Chicken or Egg? GH2 proposes solutions to the off-take trilemma
By Oscar Pearce on June 20, 2024
The Green Hydrogen Organisation (GH2) has released a report sketching out considerations for hydrogen off-take agreements. The report follows research from BloombergNEF that found that only 10% of clean hydrogen capacity planned by 2030 has currently identified a buyer. The GH2 report discusses the importance of balancing risks between prospective buyers and sellers through, among other things, carefully calibrated pricing mechanisms and volume regulation.
A trilemma
GH2 is mindful of three interconnected problems in scoping out off-take challenges for green hydrogen and derivatives.
First, there is not yet a ‘liquid’ market for green hydrogen and derivatives. Rather, producers are highly incentivised to craft bespoke off-take arrangements, since they cannot send excess volume to a mature, easily-accessible commodity exchange.

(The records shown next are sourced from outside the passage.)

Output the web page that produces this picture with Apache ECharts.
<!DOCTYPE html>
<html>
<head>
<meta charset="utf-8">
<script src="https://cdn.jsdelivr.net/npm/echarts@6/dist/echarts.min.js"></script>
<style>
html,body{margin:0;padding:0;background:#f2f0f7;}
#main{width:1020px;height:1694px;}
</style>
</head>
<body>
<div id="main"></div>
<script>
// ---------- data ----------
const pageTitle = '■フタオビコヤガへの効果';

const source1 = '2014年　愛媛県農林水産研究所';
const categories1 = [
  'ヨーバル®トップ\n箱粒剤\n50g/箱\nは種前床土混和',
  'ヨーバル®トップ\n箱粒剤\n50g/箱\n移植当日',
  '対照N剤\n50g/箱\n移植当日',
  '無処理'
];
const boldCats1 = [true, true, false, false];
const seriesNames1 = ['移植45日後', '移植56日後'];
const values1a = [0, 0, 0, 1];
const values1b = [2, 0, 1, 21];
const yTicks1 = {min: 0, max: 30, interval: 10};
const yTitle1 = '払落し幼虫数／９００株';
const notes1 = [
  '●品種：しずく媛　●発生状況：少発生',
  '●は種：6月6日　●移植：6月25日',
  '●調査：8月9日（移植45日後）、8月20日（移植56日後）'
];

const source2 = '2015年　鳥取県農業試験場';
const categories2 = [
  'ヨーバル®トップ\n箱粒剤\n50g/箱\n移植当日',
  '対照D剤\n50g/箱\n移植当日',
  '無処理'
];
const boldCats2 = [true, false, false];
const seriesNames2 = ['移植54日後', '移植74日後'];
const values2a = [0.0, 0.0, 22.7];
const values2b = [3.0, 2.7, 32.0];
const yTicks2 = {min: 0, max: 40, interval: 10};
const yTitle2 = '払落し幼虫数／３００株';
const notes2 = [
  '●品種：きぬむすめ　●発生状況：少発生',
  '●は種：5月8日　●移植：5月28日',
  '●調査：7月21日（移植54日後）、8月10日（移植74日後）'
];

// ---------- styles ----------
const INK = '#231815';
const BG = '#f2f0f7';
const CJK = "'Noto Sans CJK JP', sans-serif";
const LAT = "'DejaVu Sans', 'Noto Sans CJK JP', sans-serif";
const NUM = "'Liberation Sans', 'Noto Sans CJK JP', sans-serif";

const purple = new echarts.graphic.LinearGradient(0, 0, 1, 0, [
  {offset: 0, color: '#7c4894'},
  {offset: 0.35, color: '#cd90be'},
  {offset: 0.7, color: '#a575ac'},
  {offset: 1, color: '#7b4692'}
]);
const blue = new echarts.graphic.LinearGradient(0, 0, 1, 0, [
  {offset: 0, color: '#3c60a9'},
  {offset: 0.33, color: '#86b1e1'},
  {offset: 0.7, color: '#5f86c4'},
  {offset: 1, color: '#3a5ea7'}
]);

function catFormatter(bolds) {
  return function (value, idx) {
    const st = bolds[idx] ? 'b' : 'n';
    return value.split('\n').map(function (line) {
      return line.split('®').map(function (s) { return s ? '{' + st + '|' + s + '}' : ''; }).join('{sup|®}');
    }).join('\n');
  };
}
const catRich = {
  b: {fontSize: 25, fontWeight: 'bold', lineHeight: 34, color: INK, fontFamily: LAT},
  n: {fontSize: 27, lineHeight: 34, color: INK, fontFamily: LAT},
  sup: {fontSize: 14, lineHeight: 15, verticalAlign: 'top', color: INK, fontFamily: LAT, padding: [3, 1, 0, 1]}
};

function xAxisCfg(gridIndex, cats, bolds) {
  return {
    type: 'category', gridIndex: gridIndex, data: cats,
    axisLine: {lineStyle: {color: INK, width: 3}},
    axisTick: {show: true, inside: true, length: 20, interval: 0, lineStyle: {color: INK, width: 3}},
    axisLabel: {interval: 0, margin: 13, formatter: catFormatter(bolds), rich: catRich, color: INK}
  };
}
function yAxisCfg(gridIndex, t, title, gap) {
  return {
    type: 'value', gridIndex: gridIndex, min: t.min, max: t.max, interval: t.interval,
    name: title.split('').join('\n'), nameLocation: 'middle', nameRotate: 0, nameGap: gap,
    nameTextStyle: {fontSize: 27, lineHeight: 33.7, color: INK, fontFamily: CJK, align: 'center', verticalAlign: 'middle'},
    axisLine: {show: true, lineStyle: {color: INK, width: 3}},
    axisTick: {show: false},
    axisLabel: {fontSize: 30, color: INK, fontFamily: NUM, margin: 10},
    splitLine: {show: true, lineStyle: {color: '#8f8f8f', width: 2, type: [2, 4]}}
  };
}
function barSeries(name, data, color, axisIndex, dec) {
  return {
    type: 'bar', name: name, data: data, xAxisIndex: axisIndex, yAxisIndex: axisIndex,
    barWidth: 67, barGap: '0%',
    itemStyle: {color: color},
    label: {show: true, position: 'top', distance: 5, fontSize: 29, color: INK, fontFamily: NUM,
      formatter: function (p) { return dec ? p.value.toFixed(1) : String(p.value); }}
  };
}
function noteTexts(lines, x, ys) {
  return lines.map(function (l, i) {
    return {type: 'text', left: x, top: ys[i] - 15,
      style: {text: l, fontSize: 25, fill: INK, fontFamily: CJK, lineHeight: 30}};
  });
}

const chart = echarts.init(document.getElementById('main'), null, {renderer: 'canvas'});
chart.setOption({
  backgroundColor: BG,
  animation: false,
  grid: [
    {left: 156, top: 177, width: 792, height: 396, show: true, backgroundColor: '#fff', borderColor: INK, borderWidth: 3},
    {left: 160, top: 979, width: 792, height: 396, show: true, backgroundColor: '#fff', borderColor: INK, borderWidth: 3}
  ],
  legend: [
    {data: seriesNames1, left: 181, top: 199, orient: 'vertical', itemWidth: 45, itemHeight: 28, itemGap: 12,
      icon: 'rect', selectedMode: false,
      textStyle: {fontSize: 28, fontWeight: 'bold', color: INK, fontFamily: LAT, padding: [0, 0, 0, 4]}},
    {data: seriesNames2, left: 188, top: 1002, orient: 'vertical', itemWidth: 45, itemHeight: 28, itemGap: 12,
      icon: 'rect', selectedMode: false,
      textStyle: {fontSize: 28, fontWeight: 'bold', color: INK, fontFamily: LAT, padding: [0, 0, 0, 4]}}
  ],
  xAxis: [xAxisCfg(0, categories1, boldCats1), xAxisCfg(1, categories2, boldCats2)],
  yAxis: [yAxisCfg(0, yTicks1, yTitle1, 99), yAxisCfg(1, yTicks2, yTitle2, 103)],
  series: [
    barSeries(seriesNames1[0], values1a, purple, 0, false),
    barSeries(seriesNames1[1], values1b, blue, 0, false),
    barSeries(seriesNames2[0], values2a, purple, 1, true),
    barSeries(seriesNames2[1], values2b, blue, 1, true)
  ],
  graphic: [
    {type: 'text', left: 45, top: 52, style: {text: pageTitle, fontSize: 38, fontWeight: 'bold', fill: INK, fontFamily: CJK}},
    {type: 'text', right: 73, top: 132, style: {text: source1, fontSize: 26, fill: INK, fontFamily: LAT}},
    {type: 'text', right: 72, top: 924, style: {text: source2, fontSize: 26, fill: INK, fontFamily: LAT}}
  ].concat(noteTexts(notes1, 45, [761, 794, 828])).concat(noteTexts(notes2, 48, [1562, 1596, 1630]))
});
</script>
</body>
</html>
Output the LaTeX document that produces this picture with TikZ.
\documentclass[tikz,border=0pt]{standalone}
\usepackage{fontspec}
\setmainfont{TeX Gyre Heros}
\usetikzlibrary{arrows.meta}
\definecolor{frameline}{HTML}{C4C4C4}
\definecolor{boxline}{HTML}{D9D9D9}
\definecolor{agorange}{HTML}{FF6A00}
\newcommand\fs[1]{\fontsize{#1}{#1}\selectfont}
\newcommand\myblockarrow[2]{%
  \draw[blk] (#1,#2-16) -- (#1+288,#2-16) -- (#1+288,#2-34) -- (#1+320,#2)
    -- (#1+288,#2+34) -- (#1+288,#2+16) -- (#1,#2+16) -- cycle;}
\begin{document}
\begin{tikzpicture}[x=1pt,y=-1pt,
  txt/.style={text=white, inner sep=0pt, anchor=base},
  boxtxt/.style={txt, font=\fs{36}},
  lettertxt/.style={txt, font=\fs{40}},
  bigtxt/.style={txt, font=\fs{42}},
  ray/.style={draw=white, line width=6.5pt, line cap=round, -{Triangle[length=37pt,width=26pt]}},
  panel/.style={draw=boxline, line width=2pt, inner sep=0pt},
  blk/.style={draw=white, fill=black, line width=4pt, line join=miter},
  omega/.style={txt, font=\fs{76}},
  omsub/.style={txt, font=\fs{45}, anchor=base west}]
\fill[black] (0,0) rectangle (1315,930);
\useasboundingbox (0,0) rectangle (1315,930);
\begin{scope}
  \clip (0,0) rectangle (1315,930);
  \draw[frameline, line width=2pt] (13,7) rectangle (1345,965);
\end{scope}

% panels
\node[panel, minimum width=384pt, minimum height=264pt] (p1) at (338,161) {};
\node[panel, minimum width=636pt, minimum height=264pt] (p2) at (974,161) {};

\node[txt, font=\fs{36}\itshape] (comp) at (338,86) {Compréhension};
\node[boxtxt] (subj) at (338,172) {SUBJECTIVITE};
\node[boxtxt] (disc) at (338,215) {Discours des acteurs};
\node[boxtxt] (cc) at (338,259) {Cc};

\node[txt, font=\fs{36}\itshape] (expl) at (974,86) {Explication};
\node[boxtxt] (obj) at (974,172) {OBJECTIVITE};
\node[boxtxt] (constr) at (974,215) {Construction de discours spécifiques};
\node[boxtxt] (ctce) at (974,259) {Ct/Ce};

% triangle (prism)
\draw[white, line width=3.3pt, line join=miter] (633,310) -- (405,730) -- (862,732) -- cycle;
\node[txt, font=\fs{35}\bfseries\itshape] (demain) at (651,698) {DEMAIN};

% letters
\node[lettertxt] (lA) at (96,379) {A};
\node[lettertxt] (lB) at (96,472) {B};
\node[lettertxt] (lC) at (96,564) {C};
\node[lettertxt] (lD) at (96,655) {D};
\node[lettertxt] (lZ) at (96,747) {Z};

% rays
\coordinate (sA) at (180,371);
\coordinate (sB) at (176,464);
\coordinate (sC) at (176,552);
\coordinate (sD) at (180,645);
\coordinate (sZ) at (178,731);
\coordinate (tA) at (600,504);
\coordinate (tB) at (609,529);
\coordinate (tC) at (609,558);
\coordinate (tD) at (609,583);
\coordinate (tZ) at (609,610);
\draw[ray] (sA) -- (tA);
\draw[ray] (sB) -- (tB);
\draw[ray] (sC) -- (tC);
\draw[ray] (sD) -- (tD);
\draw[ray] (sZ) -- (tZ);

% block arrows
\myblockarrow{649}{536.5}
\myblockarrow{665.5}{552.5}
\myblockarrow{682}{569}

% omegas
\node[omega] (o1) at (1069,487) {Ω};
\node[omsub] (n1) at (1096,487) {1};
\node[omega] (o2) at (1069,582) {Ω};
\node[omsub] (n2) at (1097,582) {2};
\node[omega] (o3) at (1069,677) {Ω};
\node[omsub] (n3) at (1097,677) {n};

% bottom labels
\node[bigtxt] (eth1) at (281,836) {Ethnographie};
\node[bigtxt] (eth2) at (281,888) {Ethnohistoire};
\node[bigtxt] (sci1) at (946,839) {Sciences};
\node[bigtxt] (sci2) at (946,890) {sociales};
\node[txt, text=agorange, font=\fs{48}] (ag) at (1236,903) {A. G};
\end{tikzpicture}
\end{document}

Second, without a liquid market, there are not readily identifiable market prices for these products (though ammonia is, of course, an exception). Specifically, despite some emerging efforts, there is not a settled underlying price index that parties can use as a basis (eg. the indexing of conventionally-produced ammonia to the price of gas feedstock).
Finally, GH2 argues that there is inherently more uncertainty in the production of green hydrogen and derivatives. Where there is dependence on wind or solar energy as key inputs, there is exposure to the basic risk of intermittency.
The consequence of these three challenges is that producers and off-takers must negotiate how to distribute a significant amount of risk, without battle-tested models and price indices to guide their decision-making.
Setting prices without a crystal ball
GH2’s report does not offer a silver bullet solution to the off-take trilemma, but it does indicate some promising options.
In terms of pricing arrangements, there are (broadly-speaking) two conventional categories: fixed and variable. Fixed prices are ordinarily calculated based on production costs plus an agreed margin of return, while variable costs are pegged to some form of market price index.
This dichotomy masks a wide spectrum of approaches in each category. For example, fixed price schemes could operate based on anticipated production costs or instead adopt a ‘cost-plus’ model, where costs are calculated with certain limits. The first approach assigns the risk of production cost volatility to the producer, while the second assigns it to the off-taker. Alternatively to these two options, producers and off-takers may settle on a mixed arrangement with fixed and variable components combining to determine the price.
While GH2 does not discuss the current prevalence of each of these approaches, the results of the European Hydrogen Bank auction in April were revealing. There, a majority of bidders opted for fixed off-take pricing. While noting again the breadth (and thus ambiguity) of these categories, it is telling that the market appears reluctant to adopt variable models at this early stage.
There are strengths and weaknesses to each of these approaches, and GH2 does not advocate for one in particular. It does, however, make some general recommendations.
Firstly, GH2 notes that most schemes that have successfully secured offtake agreements are “integrated”. By incorporating the offtaker as an investor, joint developer, or some other equity partner on the production side, it is easier to achieve trust, cooperation and balanced risk distribution.
Secondly, GH2 advocates for carefully designed price review mechanics. While acknowledging the importance of price certainty, GH2 argues it is worthwhile to allow for variation of the pricing model following certain trigger events (e.g., the establishment of a consensus market price index for hydrogen). While such mechanisms may increase the risk of dispute between the contracting parties, GH2 argues that that risk should be tolerated.
Regulating supply volume
In addition to price, the other key component of off-take agreements is volume regulation. Here, the tension between producers and off-takers is even more straightforward. Producers desire strict ‘take-or-pay’ obligations, where off-takers are obligated to purchase the entire contracted production quantity, regardless of future changes in their demand. In contrast, off-takers will want to avoid any obligation to purchase surplus to demand, while holding producers to minimum supply obligations (‘send-or-pay’).
GH2 argues that this challenge must be resolved by finding a middle ground. Specifically, ‘take-or-pay’ obligations can be softened to incentivise (but not bind) off-takers to accepting the full quantity. Likewise, minimum production thresholds can be lowered, such that producers are not fatally exposed to adverse input prices. Moreover, GH2 argues that joint ventures and equity sharing are again a means of effectively balancing the so-called ‘volume risk’.
Conclusion: balance interests, build trust
These challenges are not intractable, but nor are they straightforward to address. The GH2 report, which can be read in full here, also highlighted the importance of provisions relating to certification, force majeure and regulatory change. In each of these cases, GH2 argues that it is possible to achieve a balance between the interests of producers and off-takers, and thereby build the trust that is vital to this emerging market.